Driving around the countryside in Victoria, Australia, you are bound to come across old homes that are home to no one anymore. Some of them are easy to get to, while others you need to get permission to go there.
They are made from different assorted materials. Usually very small. It is amazing to consider what they lived in back then and what we live in now. It is also amazing how solidly they were built, considering how quickly houses seem to fall apart these days.
This is on the roadside and many people stop to photograph it. I don’t know if it was a home, but has usual markings of a small two roomed house from the 19th century. Buildings like this are very common around central Victoria from the gold rush days. Many tiny homes. I’ve been in a couple of them and they are so small. I couldn’t imagine living in one of them. What’s that old saying, no room to even swing a cat. I know it isn’t a good saying, but fits what I was trying to say.
This old home is a lot bigger than the previous one, but it is no longer inhabited and has been devoid of life for some time, around 100 years. It was abandoned to make way for a reservoir or dam. The Loddon River was sort of dammed and this house was under water for a very long time.

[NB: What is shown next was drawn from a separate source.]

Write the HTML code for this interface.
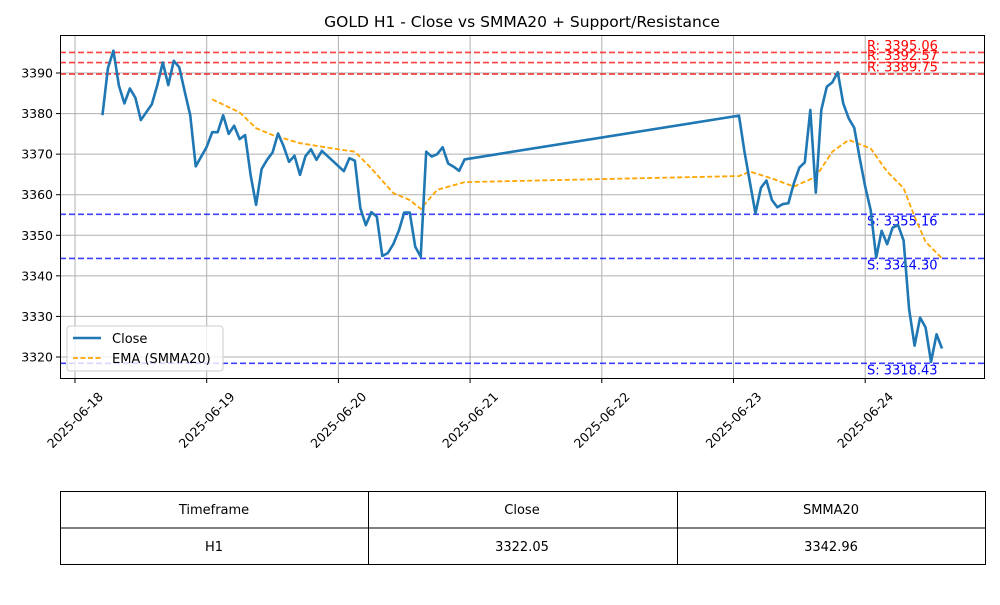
<!DOCTYPE html>
<html><head><meta charset="utf-8"><style>
body{margin:0;background:#fff;font-family:"Liberation Sans","DejaVu Sans",sans-serif}
</style></head><body>
<svg id="c" width="1000" height="600" xmlns="http://www.w3.org/2000/svg" font-family="DejaVu Sans, Liberation Sans, sans-serif">
<text x="522" y="27" text-anchor="middle" font-size="15.5">GOLD H1 - Close vs SMMA20 + Support/Resistance</text>
<g id="grid"></g><g id="lines"></g><g id="axes"></g>
<g>
<rect x="67" y="326" width="156" height="45" rx="3" fill="#fff" fill-opacity="0.8" stroke="#ccc"/>
<line x1="73" y1="338" x2="101" y2="338" stroke="#1f77b4" stroke-width="2.5"/>
<text x="112" y="343" font-size="13">Close</text>
<line x1="73" y1="358" x2="101" y2="358" stroke="orange" stroke-width="1.8" stroke-dasharray="5,2.5"/>
<text x="112" y="363" font-size="13">EMA (SMMA20)</text>
</g>
<g font-size="13" text-anchor="middle">
<rect x="60.5" y="491.5" width="925" height="73" fill="none" stroke="#000"/>
<line x1="60" y1="528" x2="985" y2="528" stroke="#000"/>
<line x1="368.5" y1="491" x2="368.5" y2="565" stroke="#000"/>
<line x1="677.5" y1="491" x2="677.5" y2="565" stroke="#000"/>
<text x="214" y="514">Timeframe</text><text x="522" y="514">Close</text><text x="831" y="514">SMMA20</text>
<text x="214" y="551">H1</text><text x="522" y="551">3322.05</text><text x="831" y="551">3342.96</text>
</g>
</svg>
<script>
const closeHours=[5,6,7,8,9,10,11,12,14,15,16,17,18,19,20,21,22,24,25,26,27,28,29,30,31,32,33,34,35,36,37,38,39,40,41,42,43,44,45,49,50,51,52,53,54,55,56,57,58,59,60,61,62,63,64,65,66,67,68,69,70,71,121,122,123,124,125,126,127,128,129,130,131,132,133,134,135,136,137,138,139,140,141,142,143,144,145,146,147,148,149,150,151,152,153,154,155,156,157,158];
const closeVals=[3379.6,3391.2,3395.5,3386.9,3382.5,3386.2,3383.9,3378.4,3382.3,3387,3392.6,3387,3393,3391.4,3385.4,3379.6,3367,3371.8,3375.4,3375.4,3379.6,3375,3377,3373.7,3374.7,3364.9,3357.5,3366.3,3368.6,3370.4,3375.1,3372,3368.1,3369.6,3364.9,3369.5,3371.2,3368.6,3370.8,3365.8,3369,3368.4,3356.7,3352.5,3355.7,3354.6,3344.9,3345.6,3347.8,3351.1,3355.6,3355.6,3347.2,3344.7,3370.6,3369.4,3370,3371.7,3367.7,3366.9,3365.9,3368.7,3379.5,3370.6,3363,3355.4,3361.7,3363.5,3358.7,3356.9,3357.7,3357.9,3362.8,3366.7,3368,3380.9,3360.5,3380.9,3386.6,3387.7,3390.2,3382.5,3378.8,3376.5,3369,3362,3356.2,3344.5,3351.1,3347.8,3351.9,3352.5,3348.7,3331.8,3322.8,3329.7,3327.3,3318.8,3325.6,3322.1];
const emaHours=[25,30,33,36,41,47,51,54,58,61,63,66,71,121,123,127,131,133,135,138,141,145,148,151,153,155,158];
const emaVals=[3383.5,3380.3,3376.4,3374.7,3372.7,3371.4,3370.6,3366.5,3360.4,3358.7,3356.5,3361.2,3363.1,3364.6,3365.7,3364,3362,3363.2,3364.4,3370.6,3373.5,3371.4,3365.7,3361.6,3354.6,3348.4,3344.3];
const resistance=[3395.06,3392.57,3389.75];
const support=[3355.16,3344.30,3318.43];
const yTicks=[3320,3330,3340,3350,3360,3370,3380,3390];
const xTickLabels=["2025-06-18","2025-06-19","2025-06-20","2025-06-21","2025-06-22","2025-06-23","2025-06-24"];
const NS="http://www.w3.org/2000/svg";
const L=60,R=985,T=35,B=379;
const X=h=>75+h*131.7/24;
const Y=v=>73+(3390-v)*4.057;
function el(tag,attrs,parent,txt){const e=document.createElementNS(NS,tag);for(const k in attrs)e.setAttribute(k,attrs[k]);if(txt!==undefined)e.textContent=txt;document.getElementById(parent).appendChild(e);return e;}
yTicks.forEach(v=>{
 const g=el('line',{x1:L,x2:R,y1:Y(v),y2:Y(v),stroke:'#b0b0b0','stroke-width':1},'grid');
 
 
 el('line',{x1:L-4,x2:L,y1:Y(v),y2:Y(v),stroke:'#000'},'axes');
 const t=el('text',{x:L-7,y:Y(v)+4.5,'text-anchor':'end','font-size':12.5},'axes',v);
 
 
});
xTickLabels.forEach((s,i)=>{
 const x=X(i*24);
 const g=el('line',{x1:x,x2:x,y1:T,y2:B,stroke:'#b0b0b0'},'grid');
 
 
 el('line',{x1:x,x2:x,y1:B,y2:B+4,stroke:'#000'},'axes');
 const cy=B+41;
 const t=el('text',{x:x,y:cy+4.5,'text-anchor':'middle','font-size':12.5,transform:`rotate(-45 ${x} ${cy})`},'axes',s);
 
 
});
resistance.forEach(v=>{
 const l=el('line',{x1:L,x2:R,y1:Y(v),y2:Y(v),stroke:'red','stroke-opacity':0.75,'stroke-width':1.6,'stroke-dasharray':'6,3'},'lines');
 
 
 const t=el('text',{x:867,y:Y(v)-2.5,fill:'red','font-size':13},'lines','R: '+v.toFixed(2));
 
 
});
support.forEach(v=>{
 const l=el('line',{x1:L,x2:R,y1:Y(v),y2:Y(v),stroke:'blue','stroke-opacity':0.75,'stroke-width':1.6,'stroke-dasharray':'6,3'},'lines');
 
 
 const t=el('text',{x:867,y:Y(v)+11,fill:'blue','font-size':13},'lines','S: '+v.toFixed(2));
 
 
});
const ema=el('polyline',{points:emaHours.map((h,i)=>X(h)+','+Y(emaVals[i])).join(' '),fill:'none',stroke:'orange','stroke-width':1.8,'stroke-dasharray':'5,2.5'},'lines');


const cl=el('polyline',{points:closeHours.map((h,i)=>X(h)+','+Y(closeVals[i])).join(' '),fill:'none',stroke:'#1f77b4','stroke-width':2.6,'stroke-linejoin':'round'},'lines');


const fr=el('rect',{x:L+0.5,y:T+0.5,width:R-L-1,height:B-T-1,fill:'none',stroke:'#000'},'axes');


</script>
</body></html>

I don’t know when it emerged, but think it may have happened during the drought we had at the beginning of this century. I don’t know if it will ever go under again as our climate warms up and water becomes scarcer.
Another reason for empty homes is that as farms join and get bigger and bigger the homes of the original farms are no longer needed and are just vacated and left.
For whatever reason the homes are abandoned it is good for us photographers. There are so many photographers that love abandoned buildings, so they now get a new purpose. I am finding more and more all the time.
I am very fond of abandoned homes, buildings and barns! Like a moth to a flame …
I think a lot of us feel the same way, thank you.
Hey Leanne .. Abandoned but still looking grand. They were made so well
Hey Julie, that’s for sure, they were made well.
They may be small, but so solidly built! Very different from the abandoned buildings I’m used to seeing in the States. The dramatic skies really enhance the images.
Many of our abandoned buildings are built from stone, though a lot were done with wood and they don’t fair so well. I love dramatic skies, thank you Lynn.
Wishing you a wonderful new year Leanne.
Greetings from Pittsburgh PA
Ruth
Thank you so much Ruth. Happy New Year to you too.
I love the moodiness of these images. A lot of people like to shoot abandoned buildings but not all make them look as eerie. You also had some luck with the heavily clouded skies and made the most of it. Nice work!
Thank you Sharon, I like making them eerie, I love to get an image and see what I can do to it. I did have some luck on those days, though I also have a folder full of skies for the days when I’m not so lucky.
You didn’t have to spill about the skies. “Luck” is what we make of it, isn’t it?
I think it is fairly common knowledge that if I don’t like a sky I will replace it, lol, no secret, but thank you, though the skies in those two are as they were, good skies.
The house doesn’t look as though it were underwater, it did well.
No, shows how well they built them back then. Thanks John.